Unfortunately, Pelz Golf went bankrupt after three years, and Adams felt like a failure. And even after he founded Adams Golf in 1987, the small business floundered in obscurity as a custom-club company until early 1995. That’s when Adams pulled out a yellow pad one day and sketched his design of the Tight Lies fairway wood. Wow. By 1998, Adams Golf’s sales skyrocketed to $85 million thanks to the Tight Lies, Adams Golf’s hugely successful infomercials and the company’s subsequent initial public offering. A dream finally became reality for Adams—who reveals he was broke or nearly broke most of his time in the golf business until the Tight Lies turned his and his company’s fortunes around. Adams handed over the company’s reins in 2002, but continues to seek challenges, including the writing of “The Wow Factor.” He has become involved in adventure fishing in exotic locales and last year lost 72 pounds, improving his health and his ability to enjoy life after golf.
“The reason I achieved success in the golf industry was passion,” Adams says today. “I have tremendous passion for everything I do. I’m average smart, but I have a lot of drive, probably to the point of being dumb because I don’t know when I’m beat.”
How did Adams ultimately achieve success in the golf industry?
“I was a complete failure when Pelz Golf went bankrupt,” Adams admits today. “I had invested money in the company, and I was virtually broke. The next step was the most illogical thing in the world. I stayed in the golf business and went out on my own, with no product and no money. But I loved the golf business and the passion kept me going. Until the Tight Lies, I couldn’t give our clubs away. We were an overnight success—after 12 years. In business, you have to learn from your failures because you fail so much.”
Adams borrowed $25,000 and, after taking whatever assets of Pelz Golf he couldn’t sell in bankruptcy (such as old tables, desks, fixtures, work benches, etc.), he founded Adams Golf in 1987. For nearly the first decade of Adams Golf’s existence, the company was essentially defunct and Adams himself was broke. To stay alive during that period, Adams designed a custom-fitting system and had a small Texas manufacturing shop in Richardson (a Dallas suburb), where the company had moved from Abilene, Texas.

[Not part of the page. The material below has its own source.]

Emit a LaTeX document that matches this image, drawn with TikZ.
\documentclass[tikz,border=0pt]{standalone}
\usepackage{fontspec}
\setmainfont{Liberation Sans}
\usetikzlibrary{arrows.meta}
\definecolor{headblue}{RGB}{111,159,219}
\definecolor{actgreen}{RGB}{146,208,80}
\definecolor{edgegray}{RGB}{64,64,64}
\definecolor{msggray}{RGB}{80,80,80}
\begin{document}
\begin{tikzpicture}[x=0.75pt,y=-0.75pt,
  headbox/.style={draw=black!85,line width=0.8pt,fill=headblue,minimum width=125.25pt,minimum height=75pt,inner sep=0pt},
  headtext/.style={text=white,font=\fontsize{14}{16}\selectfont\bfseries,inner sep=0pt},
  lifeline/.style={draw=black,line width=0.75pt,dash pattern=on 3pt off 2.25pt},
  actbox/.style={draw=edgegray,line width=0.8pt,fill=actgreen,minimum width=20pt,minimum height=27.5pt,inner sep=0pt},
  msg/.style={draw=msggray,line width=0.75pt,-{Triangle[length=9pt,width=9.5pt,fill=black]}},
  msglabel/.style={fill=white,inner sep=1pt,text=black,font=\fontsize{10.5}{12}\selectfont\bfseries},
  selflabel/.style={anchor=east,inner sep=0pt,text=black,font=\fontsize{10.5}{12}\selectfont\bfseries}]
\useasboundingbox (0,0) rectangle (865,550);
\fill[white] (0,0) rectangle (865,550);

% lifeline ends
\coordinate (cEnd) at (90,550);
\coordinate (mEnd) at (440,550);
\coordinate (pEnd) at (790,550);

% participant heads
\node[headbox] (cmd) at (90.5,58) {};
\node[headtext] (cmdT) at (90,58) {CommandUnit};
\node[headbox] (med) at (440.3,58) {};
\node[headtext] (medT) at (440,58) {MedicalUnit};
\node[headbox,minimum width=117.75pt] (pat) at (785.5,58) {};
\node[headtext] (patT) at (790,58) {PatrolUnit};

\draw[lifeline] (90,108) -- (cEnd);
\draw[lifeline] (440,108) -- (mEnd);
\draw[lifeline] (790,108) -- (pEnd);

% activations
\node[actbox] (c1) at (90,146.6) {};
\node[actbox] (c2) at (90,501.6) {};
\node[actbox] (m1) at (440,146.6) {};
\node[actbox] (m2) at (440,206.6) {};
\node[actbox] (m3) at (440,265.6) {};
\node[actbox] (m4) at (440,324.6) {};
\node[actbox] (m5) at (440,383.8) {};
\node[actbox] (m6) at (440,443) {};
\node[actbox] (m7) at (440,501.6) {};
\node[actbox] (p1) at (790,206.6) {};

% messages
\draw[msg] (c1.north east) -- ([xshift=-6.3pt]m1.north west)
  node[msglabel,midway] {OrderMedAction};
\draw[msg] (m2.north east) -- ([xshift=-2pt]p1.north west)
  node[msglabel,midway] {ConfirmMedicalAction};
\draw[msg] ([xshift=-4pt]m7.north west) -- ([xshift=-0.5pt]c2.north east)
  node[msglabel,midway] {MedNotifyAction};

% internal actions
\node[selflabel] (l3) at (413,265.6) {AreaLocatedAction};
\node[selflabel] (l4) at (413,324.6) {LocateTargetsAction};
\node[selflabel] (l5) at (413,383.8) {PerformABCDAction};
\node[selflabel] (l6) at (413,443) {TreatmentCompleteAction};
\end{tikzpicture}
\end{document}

Adams himself made the clubs, and, at 2 p.m. each day, would drive to Hank Haney’s Golf Ranch to perform fittings and work until 10 p.m. He finally hired someone to take his place so Adams could hit the road to perform custom-fitting sessions and demos. He couldn’t give the clubs away until he finally realized he wasn’t selling golf clubs or custom-fit golf clubs, he was selling better ball flight. That’s what prompted Adams’ revolutionary Tight Lies design, which gave golfers better ball flight.
The rest is history, and Adams, in his typical light-hearted style, says one of the nicest byproducts of his success was the ability to finally be able to afford to eat regularly while looking for new challenges.